Despite these challenges, the growing maturity of solvers and the increasing availability of high-performance computing make MOIP an increasingly practical tool for sustainable engineering.

Future Directions

The field of MOIP is evolving rapidly, driven by sustainability imperatives and advances in computational optimization. Emerging trends include:

  • Integration with machine learning: Surrogate models can approximate objective functions for computationally expensive simulations, enabling MOIP to be applied to problems like climate impact modeling or life-cycle assessment.
  • Stochastic and robust MOIP: Incorporating uncertainty (e.g., renewable energy output fluctuations) into multi-objective integer models produces solutions that remain feasible under variable conditions.
  • Interactive decision support systems: User-friendly interfaces that allow decision-makers to explore Pareto frontiers visually and adjust preferences in real time will widen adoption.
  • Decentralized optimization: MOIP frameworks for multi-stakeholder settings (e.g., sharing resources among neighboring communities) can embed fairness and equity as explicit objectives.

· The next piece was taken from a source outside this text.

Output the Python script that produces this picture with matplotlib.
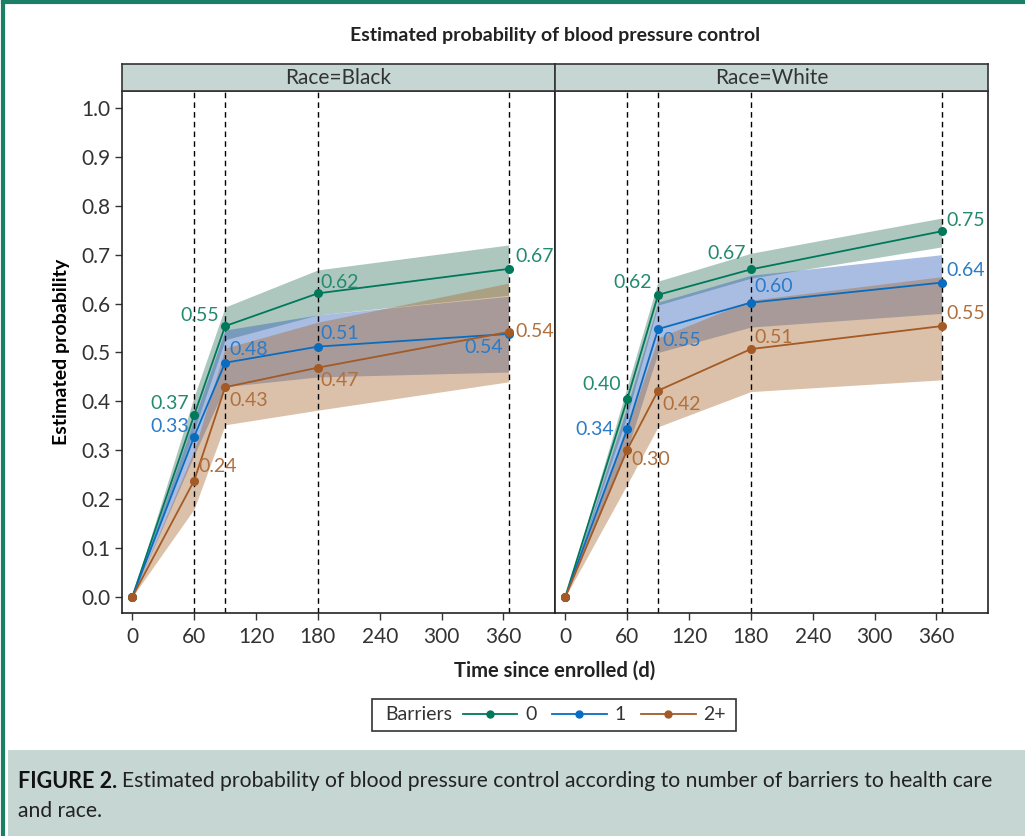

As sustainable engineering challenges grow more complex, MOIP will play an increasingly central role in enabling transparent, balanced, and effective solutions. By continuing to develop efficient algorithms and accessible tools, the optimization community can help engineers and policymakers navigate the trade-offs inherent in building a sustainable future.

Conclusion

Multi-objective Integer Programming offers a rigorous, flexible methodology for tackling the multi-faceted challenges of sustainable engineering. By generating Pareto-optimal solutions that explicitly balance economic, environmental, and social objectives, MOIP empowers engineers and decision-makers to select designs and strategies that align with their values and constraints. From renewable energy systems and green buildings to supply chains and waste management, MOIP has demonstrated its capacity to uncover innovative solutions and foster transparent decision-making.

While challenges such as computational complexity and data quality remain, ongoing research and software advancements are steadily lowering barriers to adoption. For professionals committed to sustainability, mastering MOIP—or collaborating with experts who do—can be a game-changer. The method not only helps answer “what is the best solution?” but also “what are the best trade-offs?”—a question at the heart of sustainable engineering.